Euiwoong Lee (이의웅) gave a talk on the parameterized complexity of approximating the minimum size of a deletion set to make a graph belong to a fixed class

Euiwoong Lee

On July 30, 2024, Euiwoong Lee (이의웅) from the University of Michigan gave a talk at the Discrete Math Seminar on the parameterized complexity of approximating the minimum size of a deletion set to make a graph belong to a fixed class. The title of his talk was “Parameterized Approximability of F-Deletion Problems“.

Euiwoong Lee (이의웅), Parameterized Approximability of F-Deletion Problems

For a family F of graphs, the F-Deletion Problem asks to remove the minimum number of vertices from a given graph G to ensure that G belongs to F. One of the most common ways to obtain an interesting family F is to fix another family H of graphs and let F be the set of graphs that do not contain any graph H as some notion of a subgraph, including (standard) subgraph, induced subgraph, and minor. This framework captures numerous basic graph problems, including Vertex Cover, Feedback Vertex Set, and Treewidth Deletion, and provides an interesting forum where ideas from approximation and parameterized algorithms influence each other. In this talk, I will give a brief survey on the state of the art on the F-Deletion Problems for the above three notions of subgraphs, and talk about a recent result on Weighted Bond Deletion.
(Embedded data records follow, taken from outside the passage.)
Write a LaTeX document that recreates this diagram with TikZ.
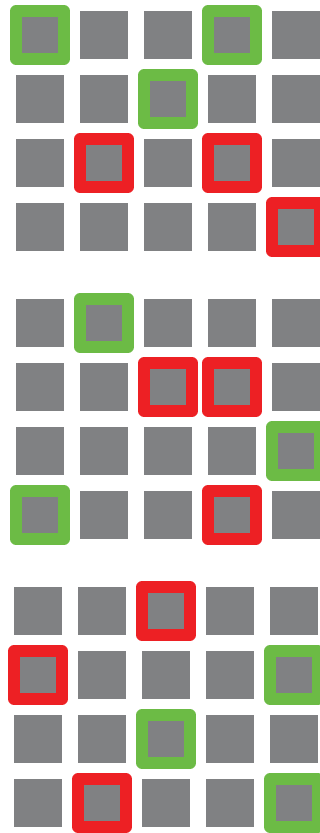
\documentclass[tikz,border=0pt]{standalone}
\definecolor{cellgray}{RGB}{128,129,131}
\definecolor{okgreen}{RGB}{108,187,69}
\definecolor{badred}{RGB}{237,32,36}
\tikzset{
  cell/.style={rectangle, fill=cellgray, minimum size=48pt, inner sep=0pt, outer sep=0pt},
  greenbox/.style={draw=okgreen, line width=11.5pt, line join=round},
  redbox/.style={draw=badred, line width=11.5pt, line join=round},
  % grid 1
  hl 1-0-0/.style=greenbox, hl 1-0-3/.style=greenbox,
  hl 1-1-2/.style=greenbox,
  hl 1-2-1/.style=redbox, hl 1-2-3/.style=redbox,
  hl 1-3-4/.style=redbox,
  % grid 2
  hl 2-0-1/.style=greenbox,
  hl 2-1-2/.style=redbox, hl 2-1-3/.style=redbox,
  hl 2-2-4/.style=greenbox,
  hl 2-3-0/.style=greenbox, hl 2-3-3/.style=redbox,
  % grid 3
  hl 3-0-2/.style=redbox,
  hl 3-1-0/.style=redbox, hl 3-1-4/.style=greenbox,
  hl 3-2-2/.style=greenbox,
  hl 3-3-1/.style=redbox, hl 3-3-4/.style=greenbox,
}
\begin{document}
\begin{tikzpicture}[x=1pt,y=-1pt]
\clip (0,0) rectangle (320,833);
\foreach \g/\ox/\oy in {1/40/35, 2/40/323, 3/38/611}{
  \foreach \r in {0,...,3}{
    \foreach \c in {0,...,4}{
      \node[cell, hl \g-\r-\c/.try] (q\g-\r-\c) at (\ox+64*\c, \oy+64*\r) {};
    }
  }
}
\end{tikzpicture}
\end{document}
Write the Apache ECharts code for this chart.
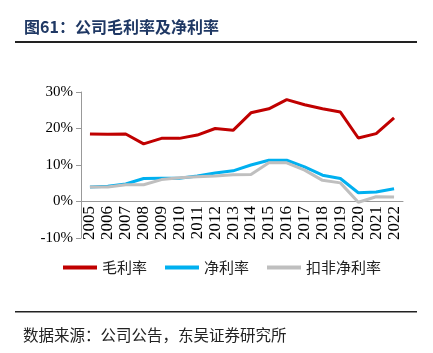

Euiwoong Lee (이의웅), The Karger-Stein algorithm is optimal for k-cut

In the k-cut problem, we are given an edge-weighted graph and want to find the least-weight set of edges whose deletion breaks the graph into k connected components. It is easy to see that the elegant randomized contraction algorithm of Karger and Stein for global mincut (k=2) can be naturally extended for general k with the running time of $O(n^{2k-2})$. Using tree packings, Thorup gave a deterministic algorithm that has the same running time.

In this work, we show that for any fixed $k\ge 2$, the Karger-Stein algorithm outputs any fixed minimum k-cut with probability at least $\Omega(n^{-k})$. This also gives an extremal bound of $O(n^k)$ on the number of minimum k-cuts in an n-vertex graph and an algorithm to compute a minimum k-cut in similar runtime. Both are essentially tight. The first main ingredient in our result is a fine-grained analysis of how the graph shrinks—and how the average degree evolves—under the Karger-Stein process. The second ingredient is an extremal result bounding the number of cuts of size at most $(2-\delta)OPT/k$, using the Sunflower lemma.

Joint work with Anupam Gupta, David G. Harris, and Jason Li.